Status: Currently developing, but beyond Anderson, New Orleans has Ian McNulty reviewing weekly at the alt-weekly The Gambit and Tom Fitzmorris reviewing for CityBusiness, also weekly.
So what now? Do big city restaurant scenes even need professional critics to thrive? Seattle Weekly critic Hanna Raskin made the point that Portland is "doing just fine without an Anton Ego type issuing culinary decrees." Maybe removing the negativity that comes with some reviews creates a positive, loving environment that fosters creativity.

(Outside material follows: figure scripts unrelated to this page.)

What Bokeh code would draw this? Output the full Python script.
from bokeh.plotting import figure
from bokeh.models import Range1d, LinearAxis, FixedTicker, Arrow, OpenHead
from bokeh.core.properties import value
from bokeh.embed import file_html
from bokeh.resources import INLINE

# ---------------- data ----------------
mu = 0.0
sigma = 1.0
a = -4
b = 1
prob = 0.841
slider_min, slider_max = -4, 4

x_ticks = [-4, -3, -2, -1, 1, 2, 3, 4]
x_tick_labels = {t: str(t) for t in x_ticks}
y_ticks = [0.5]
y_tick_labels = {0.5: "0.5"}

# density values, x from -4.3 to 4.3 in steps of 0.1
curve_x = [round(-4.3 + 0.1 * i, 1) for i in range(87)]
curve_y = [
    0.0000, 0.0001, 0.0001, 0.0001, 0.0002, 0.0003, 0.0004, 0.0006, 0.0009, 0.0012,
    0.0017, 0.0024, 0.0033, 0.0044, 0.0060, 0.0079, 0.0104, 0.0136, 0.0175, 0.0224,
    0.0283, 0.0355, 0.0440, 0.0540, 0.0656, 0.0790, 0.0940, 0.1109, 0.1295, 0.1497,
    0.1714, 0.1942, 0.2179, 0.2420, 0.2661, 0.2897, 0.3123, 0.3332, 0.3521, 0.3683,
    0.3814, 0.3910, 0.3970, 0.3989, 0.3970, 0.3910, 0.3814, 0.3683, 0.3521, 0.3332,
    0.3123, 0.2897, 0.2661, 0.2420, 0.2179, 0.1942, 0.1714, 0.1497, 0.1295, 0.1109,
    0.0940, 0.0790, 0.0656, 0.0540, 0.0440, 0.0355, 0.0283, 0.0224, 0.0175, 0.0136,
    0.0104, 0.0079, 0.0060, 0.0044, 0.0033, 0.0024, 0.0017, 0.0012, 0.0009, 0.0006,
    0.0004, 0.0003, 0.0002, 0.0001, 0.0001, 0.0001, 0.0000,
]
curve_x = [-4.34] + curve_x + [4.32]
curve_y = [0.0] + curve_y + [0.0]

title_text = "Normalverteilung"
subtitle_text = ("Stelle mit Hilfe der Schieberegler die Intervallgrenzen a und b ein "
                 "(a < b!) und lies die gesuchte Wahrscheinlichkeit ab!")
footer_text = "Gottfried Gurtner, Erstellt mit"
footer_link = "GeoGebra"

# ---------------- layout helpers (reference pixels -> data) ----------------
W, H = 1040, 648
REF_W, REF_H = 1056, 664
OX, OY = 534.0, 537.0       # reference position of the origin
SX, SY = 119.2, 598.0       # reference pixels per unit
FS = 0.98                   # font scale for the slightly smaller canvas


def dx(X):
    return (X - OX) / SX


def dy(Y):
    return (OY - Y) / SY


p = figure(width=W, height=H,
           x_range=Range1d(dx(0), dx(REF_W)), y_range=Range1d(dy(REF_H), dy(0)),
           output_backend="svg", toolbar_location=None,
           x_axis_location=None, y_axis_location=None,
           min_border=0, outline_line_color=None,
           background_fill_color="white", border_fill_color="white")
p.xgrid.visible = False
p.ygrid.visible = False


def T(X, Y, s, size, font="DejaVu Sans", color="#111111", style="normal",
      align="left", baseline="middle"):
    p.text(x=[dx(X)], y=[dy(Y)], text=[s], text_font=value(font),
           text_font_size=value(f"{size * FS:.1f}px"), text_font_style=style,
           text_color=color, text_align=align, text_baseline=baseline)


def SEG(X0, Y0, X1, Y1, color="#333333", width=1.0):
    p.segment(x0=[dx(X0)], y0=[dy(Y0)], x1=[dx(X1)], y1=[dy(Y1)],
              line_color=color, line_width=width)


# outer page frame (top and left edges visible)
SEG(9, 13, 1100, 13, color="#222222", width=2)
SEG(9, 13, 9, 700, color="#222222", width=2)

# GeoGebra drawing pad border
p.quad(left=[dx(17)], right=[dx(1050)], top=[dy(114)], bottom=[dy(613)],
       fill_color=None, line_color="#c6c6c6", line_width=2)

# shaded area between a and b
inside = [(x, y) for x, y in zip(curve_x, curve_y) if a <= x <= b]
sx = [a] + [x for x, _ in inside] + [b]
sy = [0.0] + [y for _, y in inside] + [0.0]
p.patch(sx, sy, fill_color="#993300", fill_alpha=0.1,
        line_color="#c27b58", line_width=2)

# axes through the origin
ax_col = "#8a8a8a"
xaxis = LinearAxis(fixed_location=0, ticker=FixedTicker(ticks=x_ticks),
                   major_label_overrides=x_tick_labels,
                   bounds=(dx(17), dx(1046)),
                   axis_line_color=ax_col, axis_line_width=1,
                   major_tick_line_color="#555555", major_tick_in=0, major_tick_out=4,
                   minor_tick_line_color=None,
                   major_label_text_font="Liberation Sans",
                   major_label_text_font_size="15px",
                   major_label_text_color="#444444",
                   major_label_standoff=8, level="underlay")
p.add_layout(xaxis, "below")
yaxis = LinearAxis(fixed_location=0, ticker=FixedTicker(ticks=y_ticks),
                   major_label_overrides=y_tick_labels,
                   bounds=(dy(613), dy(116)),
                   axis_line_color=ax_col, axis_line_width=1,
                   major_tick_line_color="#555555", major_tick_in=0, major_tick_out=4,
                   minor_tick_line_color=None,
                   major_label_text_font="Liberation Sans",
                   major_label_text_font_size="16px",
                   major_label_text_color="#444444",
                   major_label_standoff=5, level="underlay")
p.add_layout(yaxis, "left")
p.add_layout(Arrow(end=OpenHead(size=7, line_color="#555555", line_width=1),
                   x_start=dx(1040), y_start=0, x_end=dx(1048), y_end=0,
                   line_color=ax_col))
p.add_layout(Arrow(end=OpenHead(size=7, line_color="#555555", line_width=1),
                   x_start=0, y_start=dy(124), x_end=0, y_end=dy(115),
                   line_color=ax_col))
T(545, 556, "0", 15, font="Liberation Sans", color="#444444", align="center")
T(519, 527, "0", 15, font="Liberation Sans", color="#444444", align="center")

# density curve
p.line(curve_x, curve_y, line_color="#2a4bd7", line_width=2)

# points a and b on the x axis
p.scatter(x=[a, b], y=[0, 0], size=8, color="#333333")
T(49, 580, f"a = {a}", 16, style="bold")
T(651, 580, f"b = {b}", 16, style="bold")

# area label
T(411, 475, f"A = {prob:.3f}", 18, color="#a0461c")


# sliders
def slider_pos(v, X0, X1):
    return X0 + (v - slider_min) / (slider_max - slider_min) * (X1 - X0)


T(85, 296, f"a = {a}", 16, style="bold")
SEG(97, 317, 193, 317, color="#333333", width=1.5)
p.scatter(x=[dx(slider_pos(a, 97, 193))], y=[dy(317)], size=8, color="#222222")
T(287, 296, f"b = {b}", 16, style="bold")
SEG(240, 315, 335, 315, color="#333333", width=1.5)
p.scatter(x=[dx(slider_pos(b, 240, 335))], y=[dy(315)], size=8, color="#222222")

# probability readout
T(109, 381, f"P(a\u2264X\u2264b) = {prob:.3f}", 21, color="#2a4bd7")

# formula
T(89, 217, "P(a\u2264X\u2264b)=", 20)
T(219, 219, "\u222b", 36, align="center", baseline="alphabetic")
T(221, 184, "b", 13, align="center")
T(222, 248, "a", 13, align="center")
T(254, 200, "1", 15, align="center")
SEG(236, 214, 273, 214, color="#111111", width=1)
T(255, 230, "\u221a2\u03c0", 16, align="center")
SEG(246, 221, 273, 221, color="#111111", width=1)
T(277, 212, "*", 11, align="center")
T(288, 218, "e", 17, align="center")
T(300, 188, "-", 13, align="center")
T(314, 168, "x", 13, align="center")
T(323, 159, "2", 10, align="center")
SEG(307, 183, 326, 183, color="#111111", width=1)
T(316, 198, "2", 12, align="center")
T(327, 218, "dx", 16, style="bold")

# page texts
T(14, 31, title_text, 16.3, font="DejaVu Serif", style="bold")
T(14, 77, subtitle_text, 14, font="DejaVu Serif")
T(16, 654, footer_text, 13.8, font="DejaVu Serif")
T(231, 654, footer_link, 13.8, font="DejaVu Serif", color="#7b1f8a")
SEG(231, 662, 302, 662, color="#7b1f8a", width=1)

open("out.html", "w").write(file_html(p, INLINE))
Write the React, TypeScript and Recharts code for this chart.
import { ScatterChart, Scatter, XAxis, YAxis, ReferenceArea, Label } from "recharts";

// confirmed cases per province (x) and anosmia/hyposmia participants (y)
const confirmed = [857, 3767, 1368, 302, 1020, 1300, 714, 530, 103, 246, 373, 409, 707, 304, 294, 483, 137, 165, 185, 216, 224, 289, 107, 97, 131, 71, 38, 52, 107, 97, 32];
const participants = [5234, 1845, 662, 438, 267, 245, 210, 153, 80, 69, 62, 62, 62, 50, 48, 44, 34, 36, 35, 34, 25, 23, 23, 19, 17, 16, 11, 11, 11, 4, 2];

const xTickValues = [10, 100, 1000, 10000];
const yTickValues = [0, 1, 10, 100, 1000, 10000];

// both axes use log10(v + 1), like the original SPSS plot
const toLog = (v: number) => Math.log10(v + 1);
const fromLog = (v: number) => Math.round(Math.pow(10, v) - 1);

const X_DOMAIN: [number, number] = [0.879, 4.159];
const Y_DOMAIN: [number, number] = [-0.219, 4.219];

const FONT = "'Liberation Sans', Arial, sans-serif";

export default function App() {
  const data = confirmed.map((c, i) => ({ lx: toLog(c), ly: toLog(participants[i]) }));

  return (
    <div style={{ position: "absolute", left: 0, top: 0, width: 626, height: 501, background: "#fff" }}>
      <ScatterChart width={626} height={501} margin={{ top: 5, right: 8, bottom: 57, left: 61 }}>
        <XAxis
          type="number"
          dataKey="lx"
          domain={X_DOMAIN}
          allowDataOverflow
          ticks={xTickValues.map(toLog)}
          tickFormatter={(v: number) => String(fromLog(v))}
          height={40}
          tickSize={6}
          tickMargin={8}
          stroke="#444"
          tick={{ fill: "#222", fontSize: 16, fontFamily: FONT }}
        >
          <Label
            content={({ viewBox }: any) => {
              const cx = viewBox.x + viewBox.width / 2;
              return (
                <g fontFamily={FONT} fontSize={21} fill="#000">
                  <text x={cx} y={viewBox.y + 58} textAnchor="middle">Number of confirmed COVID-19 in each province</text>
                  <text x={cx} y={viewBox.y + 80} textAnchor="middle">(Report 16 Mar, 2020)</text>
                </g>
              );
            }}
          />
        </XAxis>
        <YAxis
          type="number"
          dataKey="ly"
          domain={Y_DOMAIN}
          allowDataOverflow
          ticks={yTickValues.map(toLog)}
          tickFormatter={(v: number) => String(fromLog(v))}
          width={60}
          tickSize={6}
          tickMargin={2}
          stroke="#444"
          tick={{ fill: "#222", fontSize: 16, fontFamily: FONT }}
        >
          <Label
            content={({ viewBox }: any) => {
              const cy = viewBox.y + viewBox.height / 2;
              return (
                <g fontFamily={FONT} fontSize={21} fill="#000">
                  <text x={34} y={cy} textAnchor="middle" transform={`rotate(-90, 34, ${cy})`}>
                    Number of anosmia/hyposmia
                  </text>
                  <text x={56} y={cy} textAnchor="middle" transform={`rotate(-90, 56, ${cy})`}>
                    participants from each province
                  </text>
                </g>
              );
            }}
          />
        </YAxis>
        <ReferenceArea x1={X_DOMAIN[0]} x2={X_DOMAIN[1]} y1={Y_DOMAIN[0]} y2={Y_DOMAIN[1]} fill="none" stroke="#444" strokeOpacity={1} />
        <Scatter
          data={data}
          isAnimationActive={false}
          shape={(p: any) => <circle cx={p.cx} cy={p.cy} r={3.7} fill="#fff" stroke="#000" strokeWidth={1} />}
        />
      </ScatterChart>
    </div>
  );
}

But then again, left to their own devices, will cities become overrun with writhing hordes of extortionist Yelpers making a bunch of noise? Gurgling Cod posits the masses are not eager to disrupt the status quo and often "reader comments by definition represent conventional wisdom, which is what makes advertisers comfortable." (Which is probably why the same restaurants rank highly on Zagat over and over.) The public needs critics to force them not to overlook that strip mall mom-and-pop, or to give them the tough news that their favorite landmark restaurants are slipping.
Restaurants need critics for the same reason: reviews, even negative ones, can be good for them. Positive reviews obviously generate diners, money, and boost team morale. Bad reviews are also important: They can be seen as a challenge, a call for constant improvement (and the fear of bad reviews keeps restaurateurs on their toes). San Francisco chef Dominique Crenn told Eater, "It gives us a goal to strive for, to correct whatever may have been wrong, to make something that may have been a hindrance into something great."
After restaurant critics are gone, will chefs and restaurants see bad Yelp reviews as goals to strive for? Can sporadic reviews from freelancers provide the constructive criticism a restaurant scene needs to thrive? And who will provide diners with the type of consumer advocacy they need? As newspapers continue to flounder and dining coverage dwindles, the country will soon find out.